**TASK REQUIREMENTS**:
Leave out the pictures and set down exactly the lines from the start of the listing through the one with "const ageTickStep = 20;", both included.

[start DATA PROVIDED]

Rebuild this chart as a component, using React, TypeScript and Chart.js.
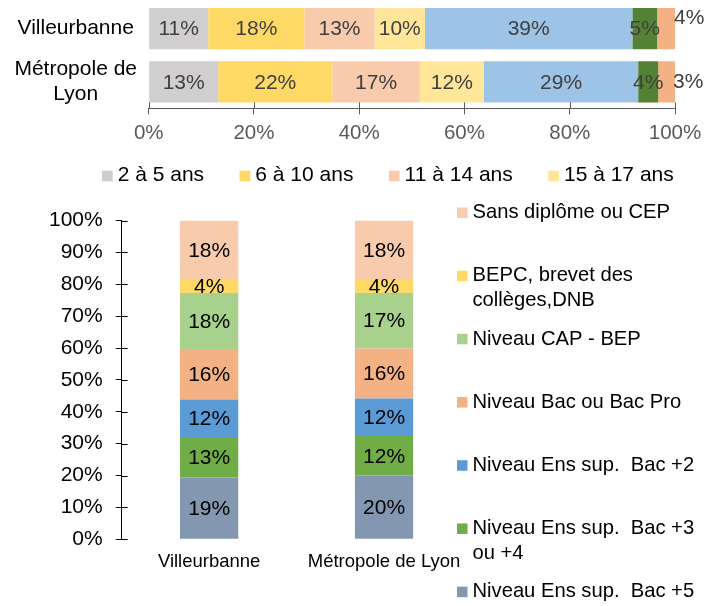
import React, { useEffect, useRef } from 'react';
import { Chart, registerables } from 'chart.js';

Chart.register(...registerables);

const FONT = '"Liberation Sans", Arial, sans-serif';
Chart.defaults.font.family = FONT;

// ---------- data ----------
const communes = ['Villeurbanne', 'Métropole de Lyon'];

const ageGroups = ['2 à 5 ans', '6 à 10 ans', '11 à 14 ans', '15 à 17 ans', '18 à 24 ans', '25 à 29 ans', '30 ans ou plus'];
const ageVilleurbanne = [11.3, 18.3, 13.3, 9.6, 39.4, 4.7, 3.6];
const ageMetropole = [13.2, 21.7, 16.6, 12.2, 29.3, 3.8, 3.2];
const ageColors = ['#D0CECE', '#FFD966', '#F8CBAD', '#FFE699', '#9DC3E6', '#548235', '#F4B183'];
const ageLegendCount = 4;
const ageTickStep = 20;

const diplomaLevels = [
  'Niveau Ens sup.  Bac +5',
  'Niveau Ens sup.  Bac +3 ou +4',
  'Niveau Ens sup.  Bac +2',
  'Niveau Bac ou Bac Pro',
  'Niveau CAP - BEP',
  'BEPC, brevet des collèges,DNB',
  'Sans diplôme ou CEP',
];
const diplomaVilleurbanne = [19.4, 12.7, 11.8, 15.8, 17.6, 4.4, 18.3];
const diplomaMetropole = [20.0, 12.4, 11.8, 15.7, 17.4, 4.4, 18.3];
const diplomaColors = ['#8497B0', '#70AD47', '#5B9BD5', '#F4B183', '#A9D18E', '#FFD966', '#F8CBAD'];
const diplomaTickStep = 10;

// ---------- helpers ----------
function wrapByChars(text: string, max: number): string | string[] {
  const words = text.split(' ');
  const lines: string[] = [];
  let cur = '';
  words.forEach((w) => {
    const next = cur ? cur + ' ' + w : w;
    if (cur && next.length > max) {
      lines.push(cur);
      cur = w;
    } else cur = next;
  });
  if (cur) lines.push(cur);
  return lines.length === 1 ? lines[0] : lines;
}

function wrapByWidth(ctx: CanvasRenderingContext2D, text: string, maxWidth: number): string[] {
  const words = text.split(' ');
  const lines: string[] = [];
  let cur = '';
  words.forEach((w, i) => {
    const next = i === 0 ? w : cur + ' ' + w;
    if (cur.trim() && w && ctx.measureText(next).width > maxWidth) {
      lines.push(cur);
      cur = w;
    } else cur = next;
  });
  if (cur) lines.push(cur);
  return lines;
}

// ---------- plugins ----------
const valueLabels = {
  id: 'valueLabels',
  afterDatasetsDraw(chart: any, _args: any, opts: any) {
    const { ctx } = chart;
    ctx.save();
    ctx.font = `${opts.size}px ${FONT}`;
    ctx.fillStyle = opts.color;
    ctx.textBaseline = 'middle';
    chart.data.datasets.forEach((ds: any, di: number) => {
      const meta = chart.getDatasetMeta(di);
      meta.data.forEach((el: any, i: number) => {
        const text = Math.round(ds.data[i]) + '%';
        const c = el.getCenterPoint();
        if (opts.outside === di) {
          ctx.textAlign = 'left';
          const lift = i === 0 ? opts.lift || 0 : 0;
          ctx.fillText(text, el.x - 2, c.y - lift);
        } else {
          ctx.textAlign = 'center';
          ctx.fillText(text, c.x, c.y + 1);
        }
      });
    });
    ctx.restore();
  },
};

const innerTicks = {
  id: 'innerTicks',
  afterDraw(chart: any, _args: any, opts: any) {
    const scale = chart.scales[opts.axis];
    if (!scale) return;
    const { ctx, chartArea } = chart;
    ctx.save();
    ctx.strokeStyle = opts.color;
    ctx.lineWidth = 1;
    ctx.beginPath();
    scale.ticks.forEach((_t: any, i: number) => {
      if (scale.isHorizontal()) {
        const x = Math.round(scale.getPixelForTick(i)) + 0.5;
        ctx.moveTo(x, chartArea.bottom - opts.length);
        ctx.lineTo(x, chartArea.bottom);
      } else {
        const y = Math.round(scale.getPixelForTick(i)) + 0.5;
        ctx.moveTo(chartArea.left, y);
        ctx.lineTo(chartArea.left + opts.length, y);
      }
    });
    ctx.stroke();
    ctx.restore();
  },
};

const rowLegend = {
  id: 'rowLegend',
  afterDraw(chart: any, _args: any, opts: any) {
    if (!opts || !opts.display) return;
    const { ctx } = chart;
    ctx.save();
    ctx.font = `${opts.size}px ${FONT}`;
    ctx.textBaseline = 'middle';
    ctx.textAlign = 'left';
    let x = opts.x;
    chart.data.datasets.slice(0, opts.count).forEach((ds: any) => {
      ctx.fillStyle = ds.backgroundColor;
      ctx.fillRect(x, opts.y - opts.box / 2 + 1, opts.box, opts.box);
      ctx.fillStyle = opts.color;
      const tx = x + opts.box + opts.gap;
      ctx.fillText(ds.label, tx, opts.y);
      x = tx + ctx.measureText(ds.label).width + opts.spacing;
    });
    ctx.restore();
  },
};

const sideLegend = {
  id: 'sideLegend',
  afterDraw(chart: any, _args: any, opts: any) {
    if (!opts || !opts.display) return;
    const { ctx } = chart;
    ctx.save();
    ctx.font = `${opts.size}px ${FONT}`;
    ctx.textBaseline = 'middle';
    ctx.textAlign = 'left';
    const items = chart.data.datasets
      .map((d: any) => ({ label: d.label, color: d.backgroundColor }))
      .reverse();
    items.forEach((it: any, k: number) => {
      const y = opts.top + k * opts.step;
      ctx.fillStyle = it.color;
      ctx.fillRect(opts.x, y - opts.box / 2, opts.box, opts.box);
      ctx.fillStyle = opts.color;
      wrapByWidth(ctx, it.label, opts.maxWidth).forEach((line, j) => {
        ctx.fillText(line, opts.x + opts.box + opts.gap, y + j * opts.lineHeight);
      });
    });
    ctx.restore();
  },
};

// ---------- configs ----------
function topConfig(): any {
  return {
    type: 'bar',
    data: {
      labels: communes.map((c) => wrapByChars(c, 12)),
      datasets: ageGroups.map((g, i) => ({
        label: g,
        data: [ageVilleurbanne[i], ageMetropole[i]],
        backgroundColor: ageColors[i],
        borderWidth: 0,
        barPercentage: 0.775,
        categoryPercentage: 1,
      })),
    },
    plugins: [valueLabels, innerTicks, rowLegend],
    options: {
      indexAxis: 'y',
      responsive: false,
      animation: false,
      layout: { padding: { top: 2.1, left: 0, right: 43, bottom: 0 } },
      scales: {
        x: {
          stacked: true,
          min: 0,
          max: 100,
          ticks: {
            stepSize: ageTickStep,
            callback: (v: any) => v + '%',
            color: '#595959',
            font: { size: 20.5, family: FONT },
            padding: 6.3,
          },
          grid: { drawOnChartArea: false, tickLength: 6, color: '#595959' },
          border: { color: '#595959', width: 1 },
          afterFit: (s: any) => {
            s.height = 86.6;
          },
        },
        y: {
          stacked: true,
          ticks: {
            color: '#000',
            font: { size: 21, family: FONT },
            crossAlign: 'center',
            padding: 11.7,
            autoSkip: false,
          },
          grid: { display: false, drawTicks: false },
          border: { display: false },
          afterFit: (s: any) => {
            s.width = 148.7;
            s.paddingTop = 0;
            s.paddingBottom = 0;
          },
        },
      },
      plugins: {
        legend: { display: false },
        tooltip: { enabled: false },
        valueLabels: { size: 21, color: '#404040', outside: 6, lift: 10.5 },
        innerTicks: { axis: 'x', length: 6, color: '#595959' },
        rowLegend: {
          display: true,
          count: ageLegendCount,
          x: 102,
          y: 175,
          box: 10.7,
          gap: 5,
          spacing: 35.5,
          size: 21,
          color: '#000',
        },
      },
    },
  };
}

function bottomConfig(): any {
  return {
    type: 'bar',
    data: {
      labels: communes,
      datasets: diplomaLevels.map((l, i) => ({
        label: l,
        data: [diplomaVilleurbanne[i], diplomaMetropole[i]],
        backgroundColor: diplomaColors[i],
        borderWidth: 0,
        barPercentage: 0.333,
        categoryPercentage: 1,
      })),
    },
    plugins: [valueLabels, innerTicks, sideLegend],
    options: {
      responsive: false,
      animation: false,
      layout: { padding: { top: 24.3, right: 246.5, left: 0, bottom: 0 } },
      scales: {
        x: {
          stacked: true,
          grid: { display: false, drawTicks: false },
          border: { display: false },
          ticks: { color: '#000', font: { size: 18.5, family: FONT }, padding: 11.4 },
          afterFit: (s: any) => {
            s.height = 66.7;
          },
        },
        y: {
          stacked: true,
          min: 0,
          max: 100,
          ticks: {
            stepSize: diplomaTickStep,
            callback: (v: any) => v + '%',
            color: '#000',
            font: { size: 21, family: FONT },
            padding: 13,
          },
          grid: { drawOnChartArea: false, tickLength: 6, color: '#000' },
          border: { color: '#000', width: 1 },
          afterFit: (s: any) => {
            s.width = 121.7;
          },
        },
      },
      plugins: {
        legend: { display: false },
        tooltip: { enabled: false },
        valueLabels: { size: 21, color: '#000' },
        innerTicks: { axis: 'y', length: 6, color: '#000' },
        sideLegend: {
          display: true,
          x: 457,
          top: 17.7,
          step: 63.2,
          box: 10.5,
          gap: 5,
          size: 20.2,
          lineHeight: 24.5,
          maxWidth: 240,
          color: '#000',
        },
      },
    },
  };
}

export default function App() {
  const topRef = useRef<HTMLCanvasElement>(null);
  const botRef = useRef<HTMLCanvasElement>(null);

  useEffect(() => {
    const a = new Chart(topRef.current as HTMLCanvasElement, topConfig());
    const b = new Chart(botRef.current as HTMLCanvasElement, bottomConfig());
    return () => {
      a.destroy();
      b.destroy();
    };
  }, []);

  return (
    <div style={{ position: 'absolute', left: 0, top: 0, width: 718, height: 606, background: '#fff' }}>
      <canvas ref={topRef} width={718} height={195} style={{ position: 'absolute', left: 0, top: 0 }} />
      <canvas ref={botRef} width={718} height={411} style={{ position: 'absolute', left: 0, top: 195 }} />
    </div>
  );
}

[end DATA PROVIDED]

**OUTPUT BELOW**:
Rebuild this chart as a component, using React, TypeScript and Chart.js.
import React, { useEffect, useRef } from 'react';
import { Chart, registerables } from 'chart.js';

Chart.register(...registerables);

const FONT = '"Liberation Sans", Arial, sans-serif';
Chart.defaults.font.family = FONT;

// ---------- data ----------
const communes = ['Villeurbanne', 'Métropole de Lyon'];

const ageGroups = ['2 à 5 ans', '6 à 10 ans', '11 à 14 ans', '15 à 17 ans', '18 à 24 ans', '25 à 29 ans', '30 ans ou plus'];
const ageVilleurbanne = [11.3, 18.3, 13.3, 9.6, 39.4, 4.7, 3.6];
const ageMetropole = [13.2, 21.7, 16.6, 12.2, 29.3, 3.8, 3.2];
const ageColors = ['#D0CECE', '#FFD966', '#F8CBAD', '#FFE699', '#9DC3E6', '#548235', '#F4B183'];
const ageLegendCount = 4;
const ageTickStep = 20;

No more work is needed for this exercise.